Facilitating a relief assessment in Nairobi
In December 2007, FOCUS assisted in a humanitarian needs assessment in Kenya. The assessment was conducted as a result of the effects of conflict following controversy during the national elections. During the crisis, over 1,000 people died and 300,000 were displaced. A collaborative effort by
Aga Khan University Hospital, Kenya Red Cross Society and the Kenyan Ministry of Health, resulted in the provision of healthcare through an emergency measles vaccination programme.
This extended programme was aimed at the significantly high numbers of children in the central camp at the Jamhuri showground on the outskirts of Nairobi, which housed 6,000 internally displaced persons in total. For a period of about three weeks towards the end of January, Aga Khan Education Services (AKES) sent teachers to a displaced persons camp in Limuru to provide educational and recreational activities for children.

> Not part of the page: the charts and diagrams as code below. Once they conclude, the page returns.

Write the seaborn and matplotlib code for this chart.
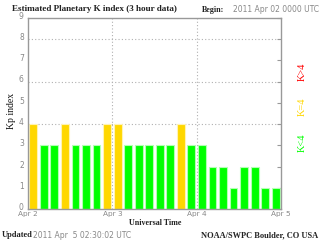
import numpy as np
import pandas as pd
import matplotlib
matplotlib.use("Agg")
import matplotlib.pyplot as plt
import matplotlib.colors as mcolors
import matplotlib.transforms as mtransforms
import seaborn as sns

# ---- data ----
kp_values = [4, 3, 3, 4, 3, 3, 3, 4,
             4, 3, 3, 3, 3, 3, 4, 3,
             3, 2, 2, 1, 2, 2, 1, 1]
day_labels = ["Apr 2", "Apr 3", "Apr 4", "Apr 5"]
y_ticks = [0, 1, 2, 3, 4, 5, 6, 7, 8, 9]
grid_levels = [4, 6, 8]
title_text = "Estimated Planetary K index (3 hour data)"
begin_label = "Begin:"
begin_value = "2011 Apr 02 0000 UTC"
updated_label = "Updated"
updated_value = "2011 Apr  5 02:30:02 UTC"
credit_text = "NOAA/SWPC Boulder, CO USA"
xlabel_text = "Universal Time"
ylabel_text = "Kp index"
level_names = ["K<4", "K=4", "K>4"]
level_colors = {"K<4": "#00ff00", "K=4": "#ffd700", "K>4": "#ff0000"}

def level_of(v):
    return "K<4" if v < 4 else ("K=4" if v == 4 else "K>4")

df = pd.DataFrame({
    "slot": np.arange(len(kp_values)),
    "kp": kp_values,
    "level": [level_of(v) for v in kp_values],
})

sns.set_style("white")
plt.rcParams["font.family"] = ["DejaVu Sans"]

fig = plt.figure(figsize=(3.2, 2.4), dpi=100)
ax = fig.add_axes([28 / 320, 1 - 209 / 240, (281 - 28) / 320, (209 - 17.75) / 240])

sns.barplot(data=df, x="slot", y="kp", hue="level", palette=level_colors,
            dodge=False, width=0.74, legend=False, ax=ax, saturation=1)

for p in ax.patches:
    fc = np.array(mcolors.to_rgb(p.get_facecolor()))
    p.set_edgecolor(tuple(fc + (1 - fc) * 0.7))
    p.set_linewidth(0.8)
    p.set_zorder(1)

n = len(kp_values)
per_day = 8
ax.set_xlim(-0.5, n - 0.5)
ax.set_ylim(0, 9)

# gridlines
for g in grid_levels:
    ax.axhline(g, color="#b0b0b0", lw=0.8, ls=(0, (1, 2)), zorder=0)
for d in range(1, len(day_labels) - 1):
    ax.axvline(d * per_day - 0.5, color="#b0b0b0", lw=0.8, ls=(0, (1, 2)), zorder=0)

ax.set_xticks([d * per_day - 0.5 for d in range(len(day_labels))])
ax.set_xticklabels(day_labels)
ax.set_xticks(np.arange(n), minor=True)
ax.set_yticks(y_ticks)
ax.set_yticklabels([str(t) for t in y_ticks])

ax.tick_params(axis="both", which="major", direction="in", length=3, width=0.8,
               color="#999999", labelcolor="#888888", labelsize=5.5, pad=2)
ax.tick_params(axis="y", right=True, pad=3)
ax.tick_params(axis="x", which="minor", direction="in", length=3, width=0.8,
               color="white", bottom=True)
ax.tick_params(axis="x", which="major", pad=1.5, labelsize=5.3)

# y tick labels sit slightly above their ticks, as in the reference
shift = mtransforms.ScaledTranslation(0, 2.5 / 100, fig.dpi_scale_trans)
for lbl in ax.get_yticklabels():
    lbl.set_transform(lbl.get_transform() + shift)

for s in ax.spines.values():
    s.set_color("#999999")
    s.set_linewidth(1.0)

ax.set_xlabel("")
ax.set_ylabel("")

serif = ["Liberation Serif", "DejaVu Serif"]
fig.text(12 / 320, 1 - 9 / 240, title_text, family=serif, fontsize=6.6,
         weight="bold", ha="left", va="center", color="#222222")
fig.text(202 / 320, 1 - 10 / 240, begin_label, family=serif, fontsize=5.8,
         weight="bold", ha="left", va="center", color="#222222")
fig.text(233 / 320, 1 - 10 / 240, begin_value, fontsize=5.5,
         ha="left", va="center", color="#888888")
fig.text(155 / 320, 1 - 223 / 240, xlabel_text, family=serif, fontsize=5.8,
         weight="bold", ha="center", va="center", color="#222222")
fig.text(12 / 320, 1 - 111 / 240, ylabel_text, family=serif, fontsize=7,
         rotation=90, ha="center", va="center", color="#111111")
fig.text(2 / 320, 1 - 235 / 240, updated_label, family=serif, fontsize=6,
         weight="bold", ha="left", va="center", color="#222222")
fig.text(33 / 320, 1 - 235 / 240, updated_value, fontsize=5.5,
         ha="left", va="center", color="#888888")
fig.text(318 / 320, 1 - 235 / 240, credit_text, family=serif, fontsize=6,
         weight="bold", ha="right", va="center", color="#222222")

label_y = {"K>4": 72, "K=4": 107, "K<4": 143}
for name in level_names:
    fig.text(302 / 320, 1 - label_y[name] / 240, name, family=serif, fontsize=7.5,
             rotation=90, ha="center", va="center", color=level_colors[name])

fig.savefig("out.png", dpi=100)
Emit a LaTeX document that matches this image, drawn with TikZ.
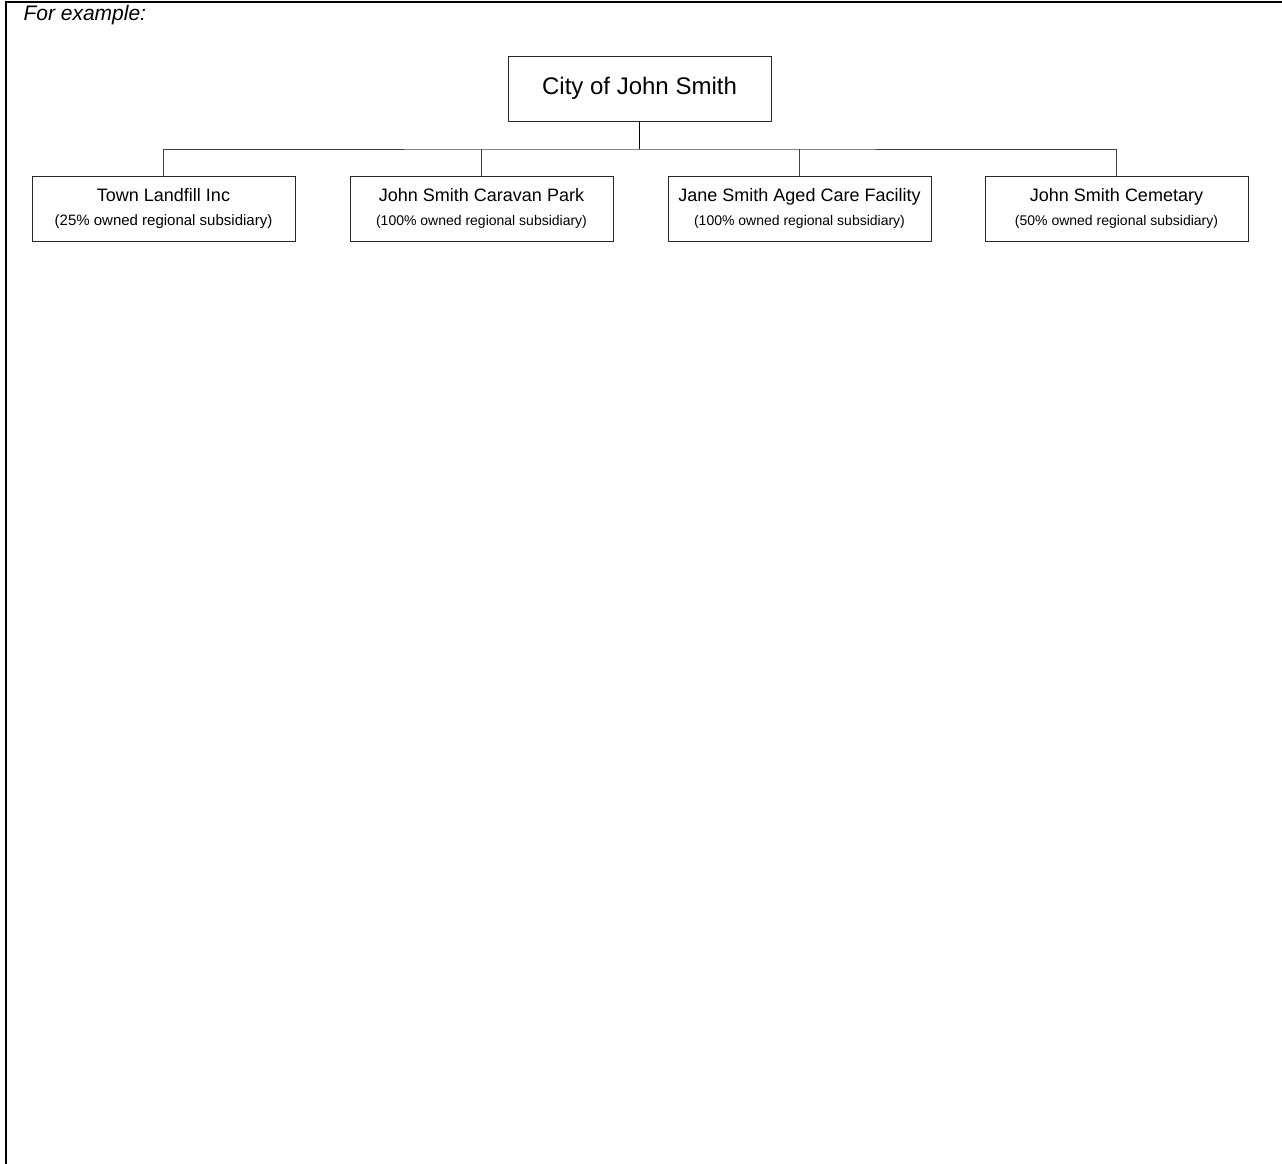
\documentclass[tikz,border=0pt]{standalone}
\usepackage{fontspec}
\setmainfont{Liberation Sans}
\usetikzlibrary{positioning}

\begin{document}
\begin{tikzpicture}[x=1pt,y=-1pt,
	orgbox/.style={draw=black!85, line width=0.9pt, minimum width=263, minimum height=65, inner sep=0pt, align=center},
	subnote/.style={font=\fontsize{14.5}{17}\selectfont},
	link/.style={draw=black!75, line width=1pt}]
	\tikzstyle{every node}=[font=\fontsize{18}{22}\selectfont]
	\useasboundingbox (0,0) rectangle (1282,1164);
	
	% frame
	\draw[line width=1.6pt] (6,1164) -- (6,2) -- (1282,2);
	\node[anchor=base west, font=\fontsize{21}{24}\selectfont\itshape] (title) at (20,21) {For example:};
	
	% top of the tree
	\node[orgbox, minimum width=263, font=\fontsize{24}{28}\selectfont] (city) at (639.5,88.5) {City of John Smith};
	
	% subsidiaries
	\node[orgbox] (landfill) at (163.5,208.5) {Town Landfill Inc\\[2pt]{\fontsize{15}{17}\selectfont (25\% owned regional subsidiary)}};
	\node[orgbox] (caravan) at (481.5,208.5) {John Smith Caravan Park\\[2pt]{\fontsize{14}{17}\selectfont (100\% owned regional subsidiary)}};
	\node[orgbox] (agedcare) at (799.5,208.5) {Jane Smith Aged Care Facility\\[2pt]{\fontsize{14}{17}\selectfont (100\% owned regional subsidiary)}};
	\node[orgbox] (cemetary) at (1116.5,208.5) {John Smith Cemetary\\[2pt]{\fontsize{14}{17}\selectfont (50\% owned regional subsidiary)}};
	
	\coordinate (bus) at (639.5,149);
	\draw[link, line width=1.5pt, draw=black] (city.south) -- (bus);
	\draw[link] (landfill.north) |- (bus) -| (cemetary.north);
	\draw[link] (caravan.north) -- (caravan.north |- bus);
	\draw[link] (agedcare.north) -- (agedcare.north |- bus);
	
\end{tikzpicture}
\end{document}
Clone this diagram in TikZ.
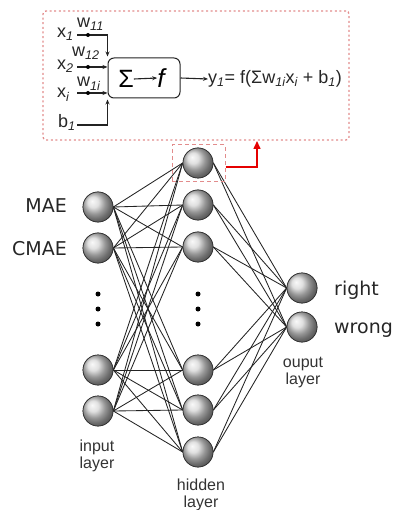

As part of this effort, AKES also donated food, exercise books as well as textbooks during the intervention. In addition, children and staff at AKES schools raised Kshs 1.27 million ($20,000) for donation to the Kenya Red Cross and UNICEF for their ongoing programmes to assist internally displaced persons.
http://www.akdn.org/news/focus/spring2008.htm
Focus Humanitarian Assistance is an international group of agencies established in Europe, North America and South Asia to complement the provision of emergency relief, principally in the developing world. It helps people in need reduce their dependence on humanitarian aid and facilitates their transition to sustainable self-reliant, long-term development. Focus Humanitarian Assistance is affiliated with the Aga Khan Development Network, a group of institutions working to improve opportunities and living conditions, for people of all faiths and origins, in specific regions of the developing world. Underlying the establishment of FOCUS by the Ismaili Muslim community is a history of successful initiatives to assist people struck by natural and man-made disasters in South and Central Asia, and Africa.